A General Motors de São José dos Campos (SP) demitiu 744 funcionários, o banco HSBC cortou 100 empregados da lista de pagamentos na unidade de Curitiba, a Sadia, uma das maiores indústrias brasileiras do setor alimentício, anunciou 350 demissões em uma de suas fábricas, localizada na Vila Anastácio (SP). Esses são alguns dos muitos casos de demissões divulgados pela grande mídia. Segundo Reinaldo Gonçalves, professor do Instituto de Economia (IE), da UFRJ, a mídia brasileira tem tratado a questão da crise de forma adequada. “A crise financeira é grave e tem obtido a repercussão apropriada”, explica.
Na opinião do economista, os profissionais da área de comunicação exercem um importante papel nos períodos de crise. “É grande a importância dos profissionais da área. Questões de natureza técnica e ética estão sempre envolvidas. Naturalmente, os profissionais ficam, em muitos casos, limitados pelos interesses e valores dos proprietários e dos editores”, analisa Gonçalves.
No início da crise, o governo sustentava a idéia de que o Brasil estaria imune aos problemas gerados pelo abalo global devido ao acúmulo de reservas e foi duramente criticado pela imprensa. Para o docente, as críticas feitas pelos meios de comunicação são positivas.
–– A imprensa agiu de forma responsável frente a um governo marcado pela irresponsabilidade, principalmente, do presidente da República e de algumas autoridades da área econômica. Este é um pequeno exemplo da importância da democracia no Brasil onde as instituições são, de modo geral, fracas –– esclarece o professor.
A flexibilização do trabalho
A fim de evitar demissões, muitos empresários têm adotado medidas alternativas, como férias coletivas e redução da jornada de trabalho e salários. Gonçalves, porém, não vê a flexibilização do trabalho com bons olhos. “A flexibilização do mercado de trabalho é ruim para o trabalhador. Em curto prazo, pode aliviar a situação para aqueles que estão empregados. Mas, definitivamente, não é saída para a crise. Na realidade, ela aprofunda a crise via corte de jornada e de salários” pontuou.
A crise no Brasil
Sobre a situação do Brasil diante da crise, Gonçalves afirma que o país tem uma vulnerabilidade externa muito grande. Entre os fatores responsáveis por essa fragilidade da economia brasileira, o professor destaca a dependência da exportação de commodities cujo mercado internacional está em crise, a retirada de capital do país por parte dos investidores estrangeiros e a forte presença de empresas multinacionais, cerca de um quarto do PIB, fazendo com que a crise nas matrizes repercuta nas filiais brasileiras via redução dos investimentos e queda do emprego.
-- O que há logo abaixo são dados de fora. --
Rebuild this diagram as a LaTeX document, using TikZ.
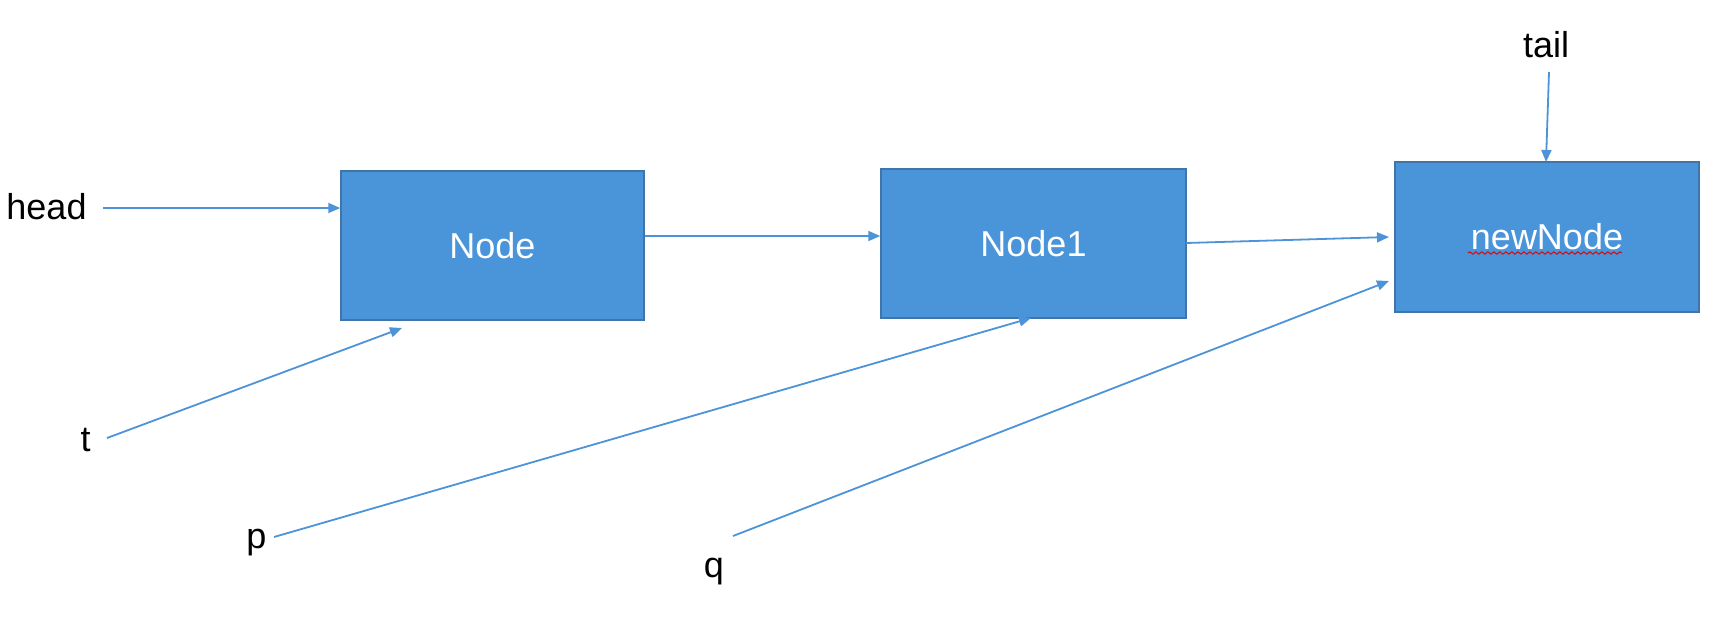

A fim de ilustrar como o Brasil está sendo afetado pelo abalo global, Gonçalves compara a economia a um trem. “O Brasil é um vagão de terceira classe na economia mundial. Portanto, as crises nos países desenvolvidos e, principalmente na locomotiva (Estados Unidos) são transmitidas internacionalmente e afetam em cheio o Brasil”.
Expectativas para 2009
Para muitos analistas, a posse de Barack Obama representa a esperança de recuperação da economia mundial. Gonçalves, no entanto, discorda desse posicionamento. “Sou cético em relação ao governo Obama. Não creio que representará mudanças significativas para o mundo. A força do establishment estadunidense é muito grande. Trocas de símbolos não são suficientes para provocar mudanças gerais. Tenho a impressão de que Obama é um conciliador nato”, declara o professor.
Segundo Gonçalves, 2009 não reserva surpresas muito agradáveis para a economia brasileira. “Essa crise está só no início. A hipótese é que a maior parte dos países do mundo sairá da crise antes do Brasil. Até 2012 não vejo quadro favorável para a economia brasileira. Grande parte desta trajetória medíocre é de responsabilidade do governo Lula, pela sua irresponsabilidade, que aprofunda o subdesenvolvimento brasileiro, inclusive, na esfera institucional”, conclui.